>> start EXERCISE INPUT

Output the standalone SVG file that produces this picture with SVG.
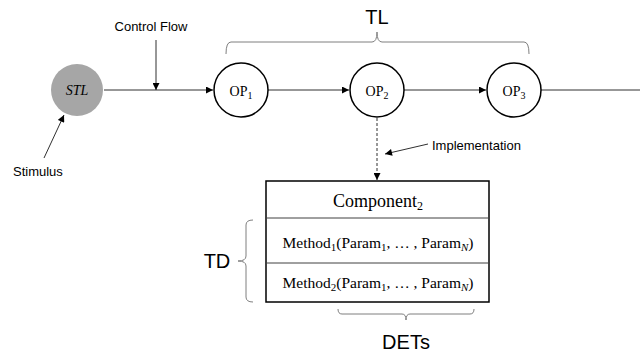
<svg xmlns="http://www.w3.org/2000/svg" width="640" height="354" viewBox="0 0 640 354">
<defs>
<marker id="ah" viewBox="0 0 10 10" refX="10" refY="5" markerWidth="8" markerHeight="7" markerUnits="userSpaceOnUse" orient="auto">
<path d="M0,0 L10,5 L0,10 Z" fill="#000"/>
</marker>
</defs>
<style>
.lbl{font-family:"Liberation Sans",Arial,sans-serif;font-size:13px;fill:#000}
.big{font-family:"Liberation Sans",Arial,sans-serif;font-size:20px;fill:#000}
.math{font-family:"Liberation Serif","Times New Roman",serif;fill:#000}
.node{fill:#fff;stroke:#000;stroke-width:1.5}
.edge{stroke:#303030;stroke-width:1;fill:none}
.brace{stroke:#7f7f7f;stroke-width:1;fill:none}
</style>
<rect width="640" height="354" fill="#fff"/>
<g id="connectors">
<line class="edge" x1="104" y1="90" x2="213" y2="90" marker-end="url(#ah)"/>
<line class="edge" x1="156" y1="40" x2="156" y2="90" marker-end="url(#ah)"/>
<line class="edge" x1="268" y1="90" x2="349" y2="90" marker-end="url(#ah)"/>
<line class="edge" x1="404" y1="90" x2="486" y2="90" marker-end="url(#ah)"/>
<line class="edge" x1="541" y1="90" x2="640" y2="90"/>
<line class="edge" x1="377" y1="118" x2="377" y2="180" stroke-dasharray="3,2" marker-end="url(#ah)"/>
<line class="edge" x1="428" y1="144" x2="385" y2="154" marker-end="url(#ah)"/>
<line class="edge" x1="44" y1="158" x2="64" y2="115" marker-end="url(#ah)"/>
</g>
<g id="labels">
<text class="lbl" x="151" y="31" text-anchor="middle">Control Flow</text>
<text class="lbl" x="13" y="176">Stimulus</text>
<text class="lbl" x="432" y="150">Implementation</text>
</g>
<g id="STL">
<circle cx="77" cy="90" r="26" fill="#a6a6a6"/>
<text class="math" x="77" y="95" text-anchor="middle" font-size="14" font-style="italic">STL</text>
</g>
<g id="OP1">
<circle class="node" cx="241" cy="90" r="27"/>
<text class="math" x="241" y="96" text-anchor="middle" font-size="14">OP<tspan font-size="10" dy="3">1</tspan></text>
</g>
<g id="OP2">
<circle class="node" cx="377" cy="90" r="27"/>
<text class="math" x="377" y="96" text-anchor="middle" font-size="14">OP<tspan font-size="10" dy="3">2</tspan></text>
</g>
<g id="OP3">
<circle class="node" cx="514" cy="90" r="27"/>
<text class="math" x="514" y="96" text-anchor="middle" font-size="14">OP<tspan font-size="10" dy="3">3</tspan></text>
</g>
<g id="TL">
<path class="brace" d="M226,54 Q226,42 231,42 L372,42 Q377,42 377,32 Q377,42 382,42 L524,42 Q529,42 529,54"/>
<text class="big" x="377" y="24" text-anchor="middle">TL</text>
</g>
<g id="Component2">
<rect x="266" y="181" width="223" height="121" fill="#fff" stroke="#000" stroke-width="1.5"/>
<line x1="266" y1="218" x2="489" y2="218" stroke="#404040" stroke-width="1"/>
<line x1="266" y1="263" x2="489" y2="263" stroke="#404040" stroke-width="1"/>
<text class="math" x="378" y="207" text-anchor="middle" font-size="18">Component<tspan font-size="12" dy="3">2</tspan></text>
<text class="math" x="378" y="248" text-anchor="middle" font-size="15.5">Method<tspan font-size="11" dy="3">1</tspan><tspan dy="-3">(Param</tspan><tspan font-size="11" dy="3">1</tspan><tspan dy="-3">, … , Param</tspan><tspan font-size="11" dy="3" font-style="italic">N</tspan><tspan dy="-3">)</tspan></text>
<text class="math" x="378" y="288" text-anchor="middle" font-size="15.5">Method<tspan font-size="11" dy="3">2</tspan><tspan dy="-3">(Param</tspan><tspan font-size="11" dy="3">1</tspan><tspan dy="-3">, … , Param</tspan><tspan font-size="11" dy="3" font-style="italic">N</tspan><tspan dy="-3">)</tspan></text>
</g>
<g id="TD">
<path class="brace" d="M253,220 Q246,220 246,225 L246,256 Q246,261 238,261 Q246,261 246,266 L246,297 Q246,302 253,302"/>
<text class="big" x="217" y="268" text-anchor="middle">TD</text>
</g>
<g id="DETs">
<path class="brace" d="M338,309 Q338,314 342,314 L402,314 Q406,314 406,320 Q406,314 410,314 L470,314 Q474,314 474,309"/>
<text class="big" x="406" y="349" text-anchor="middle">DETs</text>
</g>
</svg>
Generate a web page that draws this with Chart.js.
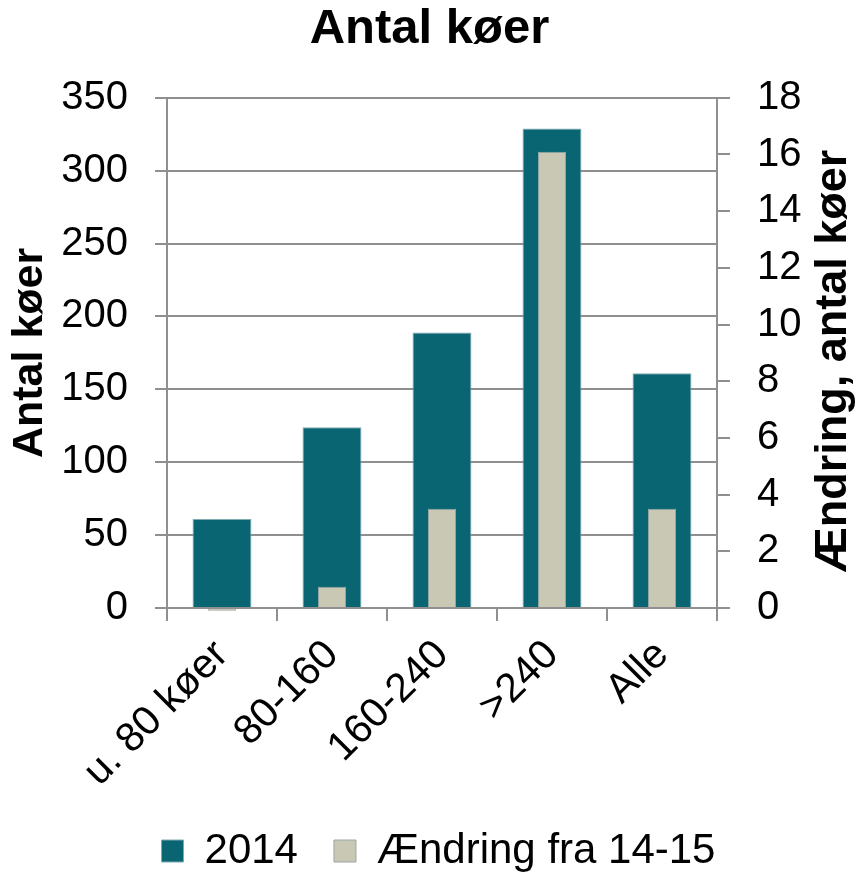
<!DOCTYPE html>
<html>
<head>
<meta charset="utf-8">
<script src="https://cdn.jsdelivr.net/npm/chart.js@4.4.0/dist/chart.umd.min.js"></script>
<style>
  html, body { margin: 0; padding: 0; background: #ffffff; }
  #wrap { width: 859px; height: 876px; position: relative; }
</style>
</head>
<body>
<div id="wrap"><canvas id="c"></canvas></div>
<script>
const categories = ['u. 80 køer', '80-160', '160-240', '>240', 'Alle'];
const values2014 = [61, 124, 189, 329, 161];
const valuesChange = [-0.1, 0.75, 3.5, 16.1, 3.5];
const seriesNames = ['2014', 'Ændring fra 14-15'];
const chartTitle = 'Antal køer';
const leftAxisTitle = 'Antal køer';
const rightAxisTitle = 'Ændring, antal køer';
const leftAxisRange = { min: 0, max: 350, step: 50 };
const rightAxisRange = { min: 0, max: 18, step: 2 };

const FONT = "'Liberation Sans', Arial, sans-serif";
const GRID = '#8f8f8f';
const PLOT_LEFT = 167, PLOT_RIGHT = 717, PLOT_BOTTOM = 608;
const PAD_BOTTOM = -6;
const LEGEND_SHIFT = 9;

Chart.defaults.font.family = FONT;
Chart.defaults.color = '#000000';

const rightTitlePlugin = {
  id: 'rightTitle',
  afterLayout(chart) {
    if (chart.legend) {
      chart.legend.left += LEGEND_SHIFT;
      chart.legend.right += LEGEND_SHIFT;
    }
  },
  afterDraw(chart) {
    const ctx = chart.ctx;
    const area = chart.chartArea;
    ctx.save();
    ctx.font = "bold 45px " + FONT;
    ctx.fillStyle = '#000';
    ctx.textAlign = 'center';
    ctx.textBaseline = 'middle';
    ctx.translate(834, (area.top + area.bottom) / 2 + 8);
    ctx.rotate(-Math.PI / 2);
    ctx.fillText(rightAxisTitle, 0, 0);
    ctx.restore();
  }
};

new Chart(document.getElementById('c'), {
  type: 'bar',
  data: {
    labels: categories,
    datasets: [
      {
        label: seriesNames[0],
        data: values2014,
        yAxisID: 'y',
        backgroundColor: '#086571',
        borderColor: '#7eaab1',
        borderWidth: 1,
        barPercentage: 0.536,
        categoryPercentage: 1,
        grouped: false,
        order: 2
      },
      {
        label: seriesNames[1],
        data: valuesChange,
        yAxisID: 'y1',
        backgroundColor: '#c8c8b4',
        borderColor: '#9aa8a6',
        borderWidth: 1,
        barPercentage: 0.256,
        categoryPercentage: 1,
        grouped: false,
        clip: false,
        order: 1
      }
    ]
  },
  options: {
    responsive: true,
    maintainAspectRatio: false,
    animation: false,
    layout: { padding: { top: 0, left: 0, right: 0, bottom: PAD_BOTTOM } },
    plugins: {
      title: {
        display: true,
        text: chartTitle,
        color: '#000',
        font: { size: 49, weight: 'bold', family: FONT },
        padding: { top: 0, bottom: 39 }
      },
      legend: {
        position: 'bottom',
        labels: {
          color: '#000',
          font: { size: 42, family: FONT },
          boxWidth: 22,
          boxHeight: 22,
          padding: 36,
          sort: (a, b) => a.datasetIndex - b.datasetIndex
        }
      },
      tooltip: { enabled: false }
    },
    scales: {
      x: {
        offset: true,
        grid: {
          offset: true,
          drawOnChartArea: false,
          drawTicks: true,
          tickLength: 13,
          color: GRID,
          lineWidth: 2
        },
        border: { display: true, color: GRID, width: 2 },
        ticks: {
          minRotation: 45,
          maxRotation: 45,
          autoSkip: false,
          padding: 10,
          color: '#000',
          font: { size: 41, family: FONT }
        },
        afterFit(scale) {
          const lg = scale.chart.legend ? scale.chart.legend.height : 60;
          scale.height = 876 - PLOT_BOTTOM - lg - PAD_BOTTOM;
        }
      },
      y: {
        position: 'left',
        min: leftAxisRange.min,
        max: leftAxisRange.max,
        ticks: {
          stepSize: leftAxisRange.step,
          padding: 27,
          color: '#000',
          font: { size: 40, family: FONT }
        },
        grid: {
          color: GRID,
          lineWidth: 2,
          drawTicks: true,
          tickLength: 12
        },
        border: { display: true, color: GRID, width: 2 },
        title: {
          display: true,
          text: leftAxisTitle,
          color: '#000',
          font: { size: 43, weight: 'bold', family: FONT },
          padding: { top: 4, bottom: 0 }
        },
        afterFit(scale) { scale.width = PLOT_LEFT; }
      },
      y1: {
        position: 'right',
        min: rightAxisRange.min,
        max: rightAxisRange.max,
        ticks: {
          stepSize: rightAxisRange.step,
          padding: 27,
          color: '#000',
          font: { size: 40, family: FONT }
        },
        grid: {
          drawOnChartArea: false,
          drawTicks: true,
          tickLength: 13,
          color: GRID,
          lineWidth: 2
        },
        border: { display: true, color: GRID, width: 2 },
        afterFit(scale) { scale.width = 859 - PLOT_RIGHT; }
      }
    }
  },
  plugins: [rightTitlePlugin]
});
</script>
</body>
</html>
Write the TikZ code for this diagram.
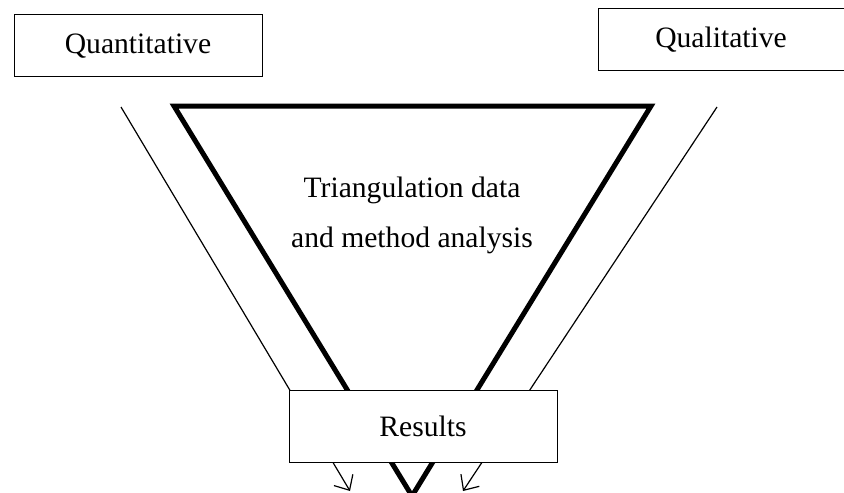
\documentclass[tikz,border=0pt]{standalone}
\usepackage{fontspec}
\setmainfont{Liberation Serif}
\usetikzlibrary{arrows.meta}
\begin{document}
\begin{tikzpicture}[x=0.5pt,y=-0.5pt,
  label box/.style={draw,line width=0.5pt,fill=white,inner sep=0pt,font=\fontsize{14.8pt}{17pt}\selectfont},
  flow line/.style={line width=0.6pt,-{Straight Barb[length=6pt,width=11pt,line width=0.6pt]}},
  funnel/.style={line width=2.5pt,miter limit=10}]
  \useasboundingbox (0,0) rectangle (844,492);

  % side flows running down to the results
  \coordinate (qnStart) at (121,107);
  \coordinate (qnEnd) at (350,491);
  \coordinate (qlStart) at (717,107);
  \coordinate (qlEnd) at (463,491);
  \draw[flow line] (qnStart) -- (qnEnd);
  \draw[flow line] (qlStart) -- (qlEnd);

  % funnel of triangulation
  \coordinate (tl) at (174,106);
  \coordinate (tr) at (651,106);
  \coordinate (apex) at (412,496);
  \draw[funnel] (tl) -- (tr) -- (apex) -- cycle;
  \node[font=\fontsize{14.8pt}{17pt}\selectfont] (tri1) at (412,190) {Triangulation data};
  \node[font=\fontsize{14.8pt}{17pt}\selectfont] (tri2) at (412,240) {and method analysis};

  % boxes
  \node[label box,minimum width=124pt,minimum height=31pt] (quant) at (138,46) {Quantitative};
  \node[label box,minimum width=123pt,minimum height=31pt] (qual) at (721,39.5) {Qualitative};
  \node[label box,minimum width=134pt,minimum height=36pt] (res) at (423,426) {Results};
\end{tikzpicture}
\end{document}
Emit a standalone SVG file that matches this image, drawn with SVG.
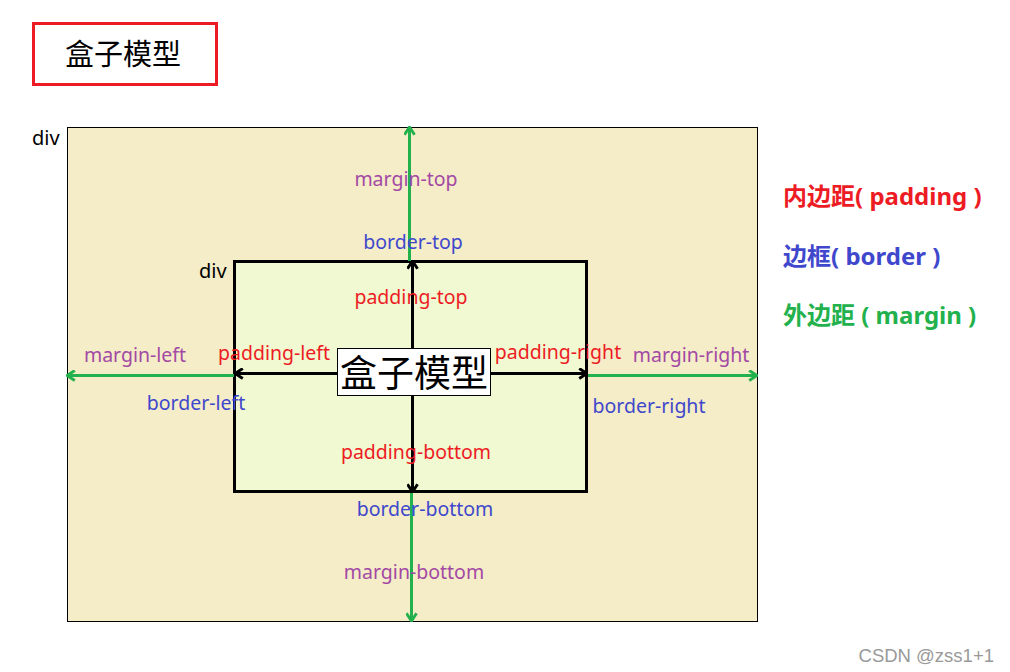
<svg xmlns="http://www.w3.org/2000/svg" width="1010" height="672" viewBox="0 0 1010 672">
<style>
.lbl{font-family:"Noto Sans","Noto Sans CJK SC",sans-serif;font-size:19.5px;text-anchor:middle}
.m{fill:#A349A4}.b{fill:#3F48CC}.p{fill:#ED1C24}
.leg{font-family:"Noto Sans","Noto Sans CJK SC",sans-serif;font-size:24px;font-weight:bold}
.cj{font-family:"Noto Sans CJK SC","Microsoft YaHei",sans-serif}
.bk{stroke:#000;stroke-width:3;fill:none}
.gr{stroke:#22B14C;stroke-width:3;fill:none}
</style>
<defs>
<marker id="hb" viewBox="0 0 10 10" refX="9" refY="5" markerWidth="12" markerHeight="12" markerUnits="userSpaceOnUse" orient="auto">
<path d="M2.5,0.8 L9,5 L2.5,9.2" fill="none" stroke="#000" stroke-width="2.4"/>
</marker>
<marker id="hg" viewBox="0 0 10 10" refX="9" refY="5" markerWidth="12" markerHeight="12" markerUnits="userSpaceOnUse" orient="auto">
<path d="M2.5,0.8 L9,5 L2.5,9.2" fill="none" stroke="#22B14C" stroke-width="2.4"/>
</marker>
</defs>
<rect width="1010" height="672" fill="#fff"/>
<g id="title">
<rect x="33.5" y="23.5" width="183" height="61" fill="#fff" stroke="#ED1C24" stroke-width="3"/>
<text x="123" y="65" class="cj" font-size="29" text-anchor="middle" fill="#000">盒子模型</text>
</g>
<g id="outer">
<rect x="67.5" y="127.5" width="690" height="494" fill="#F5ECC8" stroke="#000" stroke-width="1"/>
<text x="32" y="145" class="lbl" style="text-anchor:start;font-size:20px" fill="#000">div</text>
</g>
<g id="inner">
<rect x="234.5" y="261.5" width="352" height="230" fill="#F0F9D1" stroke="#000" stroke-width="3"/>
<text x="199" y="278" class="lbl" style="text-anchor:start;font-size:20px" fill="#000">div</text>
</g>
<g id="connectors">
<line x1="412.5" y1="348" x2="412.5" y2="261" class="bk" marker-end="url(#hb)"/>
<line x1="412.5" y1="396" x2="412.5" y2="492" class="bk" marker-end="url(#hb)"/>
<line x1="337" y1="373.5" x2="235" y2="373.5" class="bk" marker-end="url(#hb)"/>
<line x1="491" y1="373.5" x2="587" y2="373.5" class="bk" marker-end="url(#hb)"/>
<line x1="409.5" y1="261" x2="409.5" y2="127" class="gr" marker-end="url(#hg)"/>
<line x1="411.5" y1="493" x2="411.5" y2="621" class="gr" marker-end="url(#hg)"/>
<line x1="234" y1="375.5" x2="67" y2="375.5" class="gr" marker-end="url(#hg)"/>
<line x1="588" y1="375.5" x2="757" y2="375.5" class="gr" marker-end="url(#hg)"/>
</g>
<g id="center">
<rect x="337.5" y="348.5" width="153" height="47" fill="#fff" stroke="#000" stroke-width="1"/>
<text x="414" y="387" class="cj" font-size="37" text-anchor="middle" fill="#000">盒子模型</text>
</g>
<g id="labels">
<text x="406" y="186" class="lbl m">margin-top</text>
<text x="413" y="249" class="lbl b">border-top</text>
<text x="411" y="304" class="lbl p">padding-top</text>
<text x="135" y="362" class="lbl m">margin-left</text>
<text x="274" y="360" class="lbl p">padding-left</text>
<text x="196" y="410" class="lbl b">border-left</text>
<text x="558" y="359" class="lbl p">padding-right</text>
<text x="691" y="362" class="lbl m">margin-right</text>
<text x="649" y="413" class="lbl b">border-right</text>
<text x="416" y="459" class="lbl p">padding-bottom</text>
<text x="425" y="516" class="lbl b">border-bottom</text>
<text x="414" y="579" class="lbl m">margin-bottom</text>
</g>
<g id="legend">
<text x="783" y="205" class="leg" fill="#ED1C24">内边距( padding )</text>
<text x="783" y="265" class="leg" fill="#3F48CC">边框( border )</text>
<text x="783" y="324" class="leg" fill="#22B14C">外边距 ( margin )</text>
</g>
<text x="994" y="662" font-family="Liberation Sans, Arial, sans-serif" font-size="18.5" fill="#999" text-anchor="end">CSDN @zss1+1</text>
</svg>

>> end EXERCISE INPUT

SET EXERCISE:
Find the word "with" and list each line it appears in.

CORRECT OUTPUT:
Output the standalone SVG file that produces this picture with SVG.
Generate a web page that draws this with Chart.js.
Emit a standalone SVG file that matches this image, drawn with SVG.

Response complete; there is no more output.